→ Records with drawing code:
----------

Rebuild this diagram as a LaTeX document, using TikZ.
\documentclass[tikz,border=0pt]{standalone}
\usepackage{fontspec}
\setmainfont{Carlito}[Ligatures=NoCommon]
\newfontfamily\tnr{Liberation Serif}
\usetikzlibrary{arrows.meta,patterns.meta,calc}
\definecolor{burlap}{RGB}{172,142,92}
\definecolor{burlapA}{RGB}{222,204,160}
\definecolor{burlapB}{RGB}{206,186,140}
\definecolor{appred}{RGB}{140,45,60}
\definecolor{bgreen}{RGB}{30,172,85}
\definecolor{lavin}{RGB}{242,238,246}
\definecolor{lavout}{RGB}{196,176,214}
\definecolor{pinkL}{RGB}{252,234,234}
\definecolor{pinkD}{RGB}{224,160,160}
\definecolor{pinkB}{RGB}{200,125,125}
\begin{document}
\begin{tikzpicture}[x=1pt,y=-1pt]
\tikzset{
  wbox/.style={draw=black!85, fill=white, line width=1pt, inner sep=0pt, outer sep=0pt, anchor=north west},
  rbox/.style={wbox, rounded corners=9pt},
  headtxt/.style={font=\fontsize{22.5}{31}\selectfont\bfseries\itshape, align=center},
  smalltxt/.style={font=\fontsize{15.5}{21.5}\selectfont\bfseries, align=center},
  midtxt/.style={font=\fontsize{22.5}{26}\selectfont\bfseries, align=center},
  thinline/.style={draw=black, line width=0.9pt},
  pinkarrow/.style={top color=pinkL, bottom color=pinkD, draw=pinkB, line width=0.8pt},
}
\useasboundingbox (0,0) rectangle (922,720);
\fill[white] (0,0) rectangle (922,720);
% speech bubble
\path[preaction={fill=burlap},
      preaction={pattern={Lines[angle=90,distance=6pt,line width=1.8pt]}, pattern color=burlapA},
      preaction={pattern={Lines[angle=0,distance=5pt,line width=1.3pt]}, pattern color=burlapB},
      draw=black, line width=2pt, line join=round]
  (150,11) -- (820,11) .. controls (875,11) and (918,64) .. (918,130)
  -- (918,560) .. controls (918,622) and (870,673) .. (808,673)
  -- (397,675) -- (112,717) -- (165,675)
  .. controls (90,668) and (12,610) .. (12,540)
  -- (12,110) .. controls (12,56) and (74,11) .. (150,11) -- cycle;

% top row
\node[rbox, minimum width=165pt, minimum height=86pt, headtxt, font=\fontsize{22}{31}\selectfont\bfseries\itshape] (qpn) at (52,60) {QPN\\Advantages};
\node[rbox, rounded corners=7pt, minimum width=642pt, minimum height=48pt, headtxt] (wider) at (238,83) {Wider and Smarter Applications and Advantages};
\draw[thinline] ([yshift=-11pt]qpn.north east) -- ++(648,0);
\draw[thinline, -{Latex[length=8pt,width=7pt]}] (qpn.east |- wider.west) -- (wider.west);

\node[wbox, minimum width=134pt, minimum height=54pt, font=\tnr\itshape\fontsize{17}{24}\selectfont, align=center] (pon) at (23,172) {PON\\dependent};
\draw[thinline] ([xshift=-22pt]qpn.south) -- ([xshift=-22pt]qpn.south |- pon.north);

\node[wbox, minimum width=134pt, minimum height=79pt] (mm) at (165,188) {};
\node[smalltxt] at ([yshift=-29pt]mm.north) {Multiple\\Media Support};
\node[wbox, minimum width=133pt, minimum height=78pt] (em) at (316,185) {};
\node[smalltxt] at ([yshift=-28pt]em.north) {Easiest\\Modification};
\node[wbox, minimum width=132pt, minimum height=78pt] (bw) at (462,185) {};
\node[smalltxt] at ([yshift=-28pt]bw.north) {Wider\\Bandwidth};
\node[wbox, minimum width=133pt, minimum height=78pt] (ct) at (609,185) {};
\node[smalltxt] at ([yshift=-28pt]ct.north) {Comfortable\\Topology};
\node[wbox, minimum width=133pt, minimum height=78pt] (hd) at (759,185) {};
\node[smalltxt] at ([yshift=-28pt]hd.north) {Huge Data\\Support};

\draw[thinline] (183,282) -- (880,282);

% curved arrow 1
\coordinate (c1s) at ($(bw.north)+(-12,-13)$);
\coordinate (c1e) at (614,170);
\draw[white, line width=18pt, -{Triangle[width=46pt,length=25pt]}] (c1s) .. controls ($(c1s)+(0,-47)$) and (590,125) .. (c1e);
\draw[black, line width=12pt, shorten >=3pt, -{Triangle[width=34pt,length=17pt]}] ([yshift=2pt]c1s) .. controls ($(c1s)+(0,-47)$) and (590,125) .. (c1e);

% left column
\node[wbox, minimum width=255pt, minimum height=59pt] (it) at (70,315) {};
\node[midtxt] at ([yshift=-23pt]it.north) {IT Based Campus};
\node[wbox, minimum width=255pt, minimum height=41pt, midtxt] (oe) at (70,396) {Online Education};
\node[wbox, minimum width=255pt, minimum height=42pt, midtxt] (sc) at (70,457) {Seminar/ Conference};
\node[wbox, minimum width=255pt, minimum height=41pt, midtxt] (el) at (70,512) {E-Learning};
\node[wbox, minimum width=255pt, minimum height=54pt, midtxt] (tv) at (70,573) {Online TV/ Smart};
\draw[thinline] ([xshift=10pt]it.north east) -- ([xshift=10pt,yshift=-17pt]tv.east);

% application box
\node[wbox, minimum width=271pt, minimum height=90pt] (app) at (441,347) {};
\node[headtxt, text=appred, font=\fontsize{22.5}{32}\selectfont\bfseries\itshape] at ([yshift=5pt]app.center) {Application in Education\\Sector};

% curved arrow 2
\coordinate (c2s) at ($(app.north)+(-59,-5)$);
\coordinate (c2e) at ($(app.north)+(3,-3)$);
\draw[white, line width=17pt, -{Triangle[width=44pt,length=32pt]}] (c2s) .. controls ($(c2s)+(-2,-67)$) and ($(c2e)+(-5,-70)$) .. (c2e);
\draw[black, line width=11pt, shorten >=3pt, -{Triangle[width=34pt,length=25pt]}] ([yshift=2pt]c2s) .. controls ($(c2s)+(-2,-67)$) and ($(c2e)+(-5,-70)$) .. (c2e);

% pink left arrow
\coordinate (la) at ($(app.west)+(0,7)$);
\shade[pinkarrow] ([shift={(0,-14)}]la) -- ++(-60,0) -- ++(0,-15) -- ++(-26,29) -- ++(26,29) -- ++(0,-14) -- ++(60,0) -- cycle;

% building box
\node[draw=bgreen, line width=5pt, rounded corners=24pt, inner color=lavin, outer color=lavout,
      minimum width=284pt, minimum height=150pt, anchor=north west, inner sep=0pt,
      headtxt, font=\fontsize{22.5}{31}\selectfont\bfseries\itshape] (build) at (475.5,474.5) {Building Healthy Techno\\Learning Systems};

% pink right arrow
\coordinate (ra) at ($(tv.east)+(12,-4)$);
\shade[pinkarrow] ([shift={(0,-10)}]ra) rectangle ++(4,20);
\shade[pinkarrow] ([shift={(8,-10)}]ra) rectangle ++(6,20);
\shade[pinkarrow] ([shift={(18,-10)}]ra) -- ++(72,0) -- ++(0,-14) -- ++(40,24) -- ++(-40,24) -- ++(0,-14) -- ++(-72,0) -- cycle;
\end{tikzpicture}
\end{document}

----------

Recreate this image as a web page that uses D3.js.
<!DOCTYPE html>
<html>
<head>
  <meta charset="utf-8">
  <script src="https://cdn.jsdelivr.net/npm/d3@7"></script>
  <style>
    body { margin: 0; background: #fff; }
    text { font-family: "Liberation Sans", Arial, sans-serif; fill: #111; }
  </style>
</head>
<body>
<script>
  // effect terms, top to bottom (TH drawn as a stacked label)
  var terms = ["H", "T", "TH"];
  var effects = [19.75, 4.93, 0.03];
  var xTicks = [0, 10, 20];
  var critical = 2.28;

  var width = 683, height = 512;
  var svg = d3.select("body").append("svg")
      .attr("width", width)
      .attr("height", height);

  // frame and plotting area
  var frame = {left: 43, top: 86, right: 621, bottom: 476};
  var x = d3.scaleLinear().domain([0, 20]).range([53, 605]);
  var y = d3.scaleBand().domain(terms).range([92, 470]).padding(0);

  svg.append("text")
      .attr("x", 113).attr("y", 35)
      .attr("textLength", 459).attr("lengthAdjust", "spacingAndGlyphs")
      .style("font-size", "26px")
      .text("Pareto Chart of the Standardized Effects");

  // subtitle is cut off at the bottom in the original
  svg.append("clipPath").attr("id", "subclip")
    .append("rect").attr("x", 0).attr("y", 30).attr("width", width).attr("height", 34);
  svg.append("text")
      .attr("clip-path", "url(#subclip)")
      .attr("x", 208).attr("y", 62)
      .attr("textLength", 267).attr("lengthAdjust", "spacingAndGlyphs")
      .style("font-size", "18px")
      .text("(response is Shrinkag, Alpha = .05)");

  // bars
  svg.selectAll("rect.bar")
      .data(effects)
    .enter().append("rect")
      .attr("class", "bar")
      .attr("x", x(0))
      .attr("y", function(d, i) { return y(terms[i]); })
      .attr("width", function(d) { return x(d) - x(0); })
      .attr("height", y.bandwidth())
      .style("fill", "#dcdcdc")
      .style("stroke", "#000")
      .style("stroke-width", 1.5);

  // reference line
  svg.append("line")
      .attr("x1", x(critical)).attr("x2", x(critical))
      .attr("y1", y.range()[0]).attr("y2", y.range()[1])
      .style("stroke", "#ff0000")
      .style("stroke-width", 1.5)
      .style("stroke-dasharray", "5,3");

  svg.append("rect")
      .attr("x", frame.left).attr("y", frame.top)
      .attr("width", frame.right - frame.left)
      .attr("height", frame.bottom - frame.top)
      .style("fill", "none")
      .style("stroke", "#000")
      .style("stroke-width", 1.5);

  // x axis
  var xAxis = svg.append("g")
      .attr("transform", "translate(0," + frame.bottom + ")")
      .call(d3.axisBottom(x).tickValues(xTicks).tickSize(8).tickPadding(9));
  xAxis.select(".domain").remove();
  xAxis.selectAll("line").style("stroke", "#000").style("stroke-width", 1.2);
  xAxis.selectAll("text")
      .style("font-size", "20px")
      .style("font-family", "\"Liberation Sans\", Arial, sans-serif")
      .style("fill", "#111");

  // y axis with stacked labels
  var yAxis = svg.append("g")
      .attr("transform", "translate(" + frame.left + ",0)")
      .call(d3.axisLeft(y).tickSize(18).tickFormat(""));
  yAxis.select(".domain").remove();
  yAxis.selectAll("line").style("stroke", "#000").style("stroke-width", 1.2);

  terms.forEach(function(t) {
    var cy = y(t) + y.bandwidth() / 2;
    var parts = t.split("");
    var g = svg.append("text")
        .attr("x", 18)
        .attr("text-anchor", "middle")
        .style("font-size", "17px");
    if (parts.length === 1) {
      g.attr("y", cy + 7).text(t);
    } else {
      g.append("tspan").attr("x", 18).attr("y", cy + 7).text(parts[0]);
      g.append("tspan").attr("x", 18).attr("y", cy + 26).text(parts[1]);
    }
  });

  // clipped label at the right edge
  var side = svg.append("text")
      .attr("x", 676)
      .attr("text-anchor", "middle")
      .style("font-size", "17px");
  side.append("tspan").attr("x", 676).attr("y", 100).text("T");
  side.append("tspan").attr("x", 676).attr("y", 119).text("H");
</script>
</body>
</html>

----------

→ PROBLEM TO SOLVE: Give again, word for word, the lines starting at the line that has "Recreate this image" and ending at the line that has "Chart of the", with both of those lines included and nothing else.

→ EXPECTED ANSWER:
Recreate this image as a web page that uses D3.js.
<!DOCTYPE html>
<html>
<head>
  <meta charset="utf-8">
  <script src="https://cdn.jsdelivr.net/npm/d3@7"></script>
  <style>
    body { margin: 0; background: #fff; }
    text { font-family: "Liberation Sans", Arial, sans-serif; fill: #111; }
  </style>
</head>
<body>
<script>
  // effect terms, top to bottom (TH drawn as a stacked label)
  var terms = ["H", "T", "TH"];
  var effects = [19.75, 4.93, 0.03];
  var xTicks = [0, 10, 20];
  var critical = 2.28;

  var width = 683, height = 512;
  var svg = d3.select("body").append("svg")
      .attr("width", width)
      .attr("height", height);

  // frame and plotting area
  var frame = {left: 43, top: 86, right: 621, bottom: 476};
  var x = d3.scaleLinear().domain([0, 20]).range([53, 605]);
  var y = d3.scaleBand().domain(terms).range([92, 470]).padding(0);

  svg.append("text")
      .attr("x", 113).attr("y", 35)
      .attr("textLength", 459).attr("lengthAdjust", "spacingAndGlyphs")
      .style("font-size", "26px")
      .text("Pareto Chart of the Standardized Effects");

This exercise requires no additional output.